I had an appointment in Baton Rouge this week and I was early. And I was hungry.  So pulled into Waffle House to kill both birds with one stone.  I took the last booth.  I should have sat at the counter and kept the booth available for a larger crowd.  In fact I kept looking at the chair I should have sat in but I didn’t want to sit there.  I didn’t want to watch them cook my food or any food for that matter.  I wanted to believe that my omelet was coming straight from the organic farm in the back of the restaurant cooked in the highest quality of cold pressed coconut oil.  While I day dreamed, an elderly gentleman took the very seat at the counter that I should have taken.  We both ate and finished our meals almost simultaneously.  We got our checks and got up at the same time.  He walked over to my booth in his torn, dirty t-shirt and pants and his dingy shoes.  He took my ticket from my hand and said, “I would like to take care of this for you.” And my jaw dropped and I stuttered out a very incoherent, “uhhhhhh that’s okay, I’ve got it.”  And he replied, “I would really like to do this.”  And he left our waitress a $10 tip for his $10 meal and walked to the counter.  The sweet lady saw her $10 bill and said, “Sir!! Thank you!.”   He nodded and walked to the cashier, paid our bills and walked to the door.  I ran back to leave my own tip and caught up to him.  This time I said to him, “Thank you very much sir.  That was extremely kind.” to which he replied “Have a blessed day.”

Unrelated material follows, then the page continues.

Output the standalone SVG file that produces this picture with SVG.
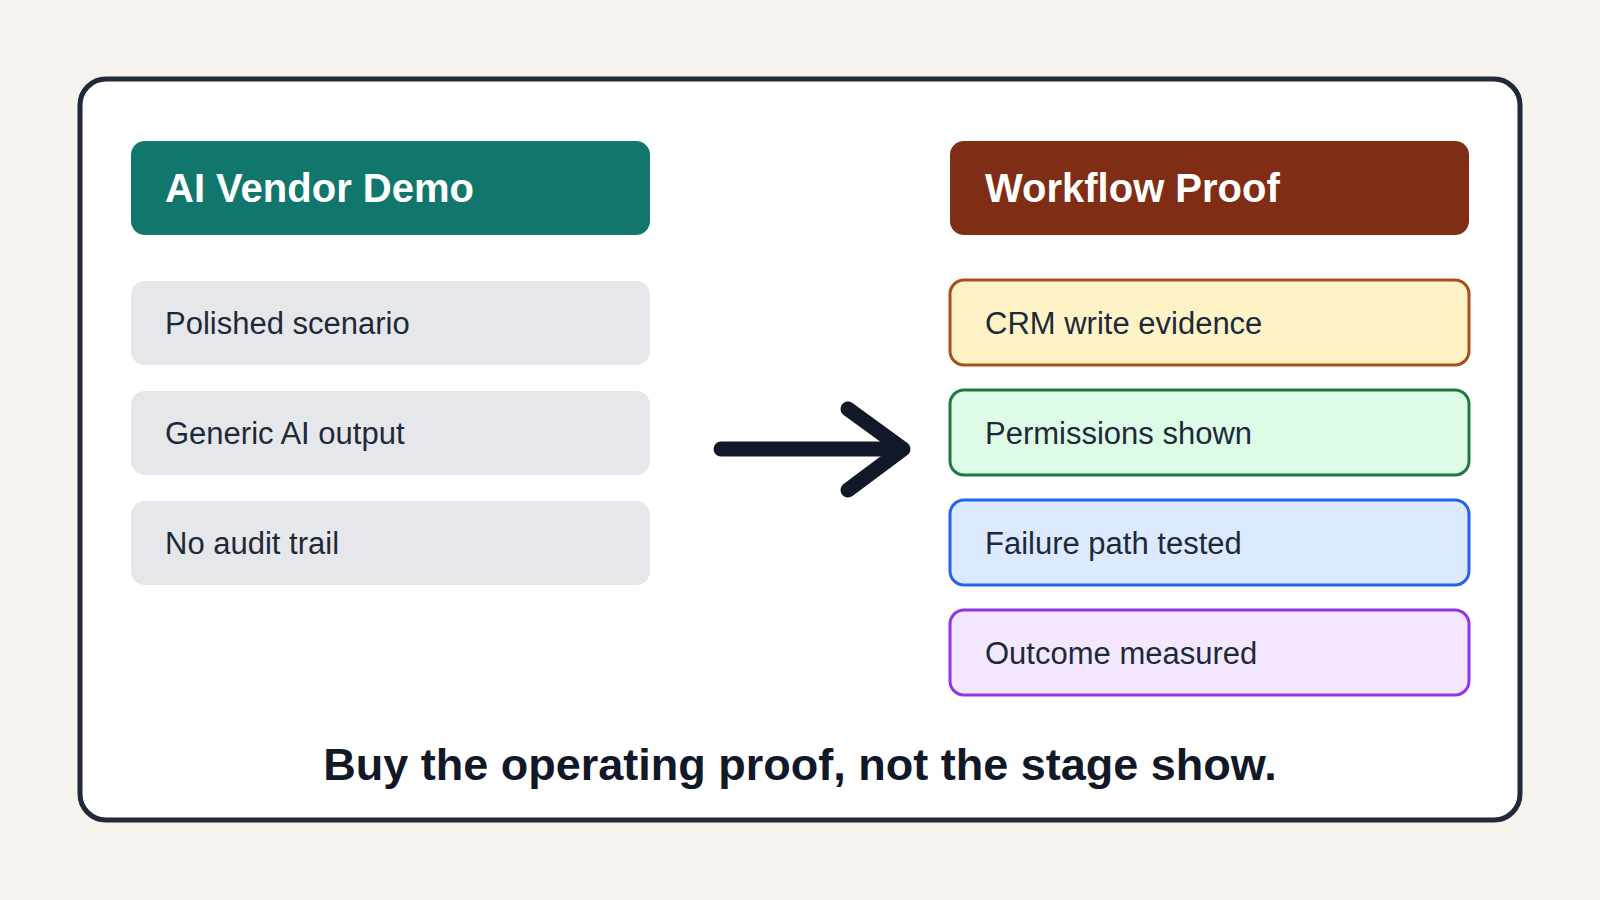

I got in my car and cried.  Naturally.  What else can you do?  That was an uncomfortable position to be in.  First of all, I am used to being in control.  When Control Freaks Anonymous has their meetings, I am their leader. Secondly, after watching this sweet soul hobble back to his old and rusty car I knew that he gave from his poverty.  I should have bought his breakfast.  I should have paid his electricity bill.  And more.  Instead he bought mine.  He wished me a blessed day but I wonder if he knew that he blessed my day? And turned it upside down on its head at the same time.

My budget is tight these days.  The price of oil is too low and the price of kids is too high. Sure wish those two elements could meet in the middle somewhere.  But torn shirt and jeans with rusty car tight?  Not even close.  How much do I give?  I’m not even sure if I can say I give from my “wealth.”   God loves to mess with us doesn’t He?  We are feeling the pinch from a tough economy so what adjustments are we all making?  Cutting back purchases, trimming vacations and putting off a new car for a year or two.  While many are feeling the punch from a tough life

Every year our organization Lane’s Promise tries to pull off our SPARK campaign at Christmas.  SPARK stands for Spreading Peace through Acts of Random Kindness. Our goal is to SPARK a chain reaction of love, peace and kindness.  The past two years got away from us but this year we put together a Lenten effort.  Most SPARKing actually occurred during Holy Week.  By doing this during Lent, our purpose was to give what we can because Jesus gave all He had.  We put out an email blast asking for volunteers and got quite a few.  We gave out $100 bills to each family and they matched it with their own funds…however much they felt comfortable with.  I have been blown away by their creativity.

Please visit our website http://www.lanespromise.org or our Facebook page for the stories.  And I hope that it SPARKs something in you to give in your own way.  Not just during Holy Week.  Not just at Christmas.

After being the very unexpected recipient of someone else’s kindness, I can attest to the fact that it does indeed SPARK a chain reaction.  I still sit in awe that someone with less than me gave so freely to me.  Oh the blessings and abundance that await him when he meets our maker!  And I pray for the opportunity to share an omelet with him one day at God’s table.  There will be no bill that day because Jesus already paid the tab.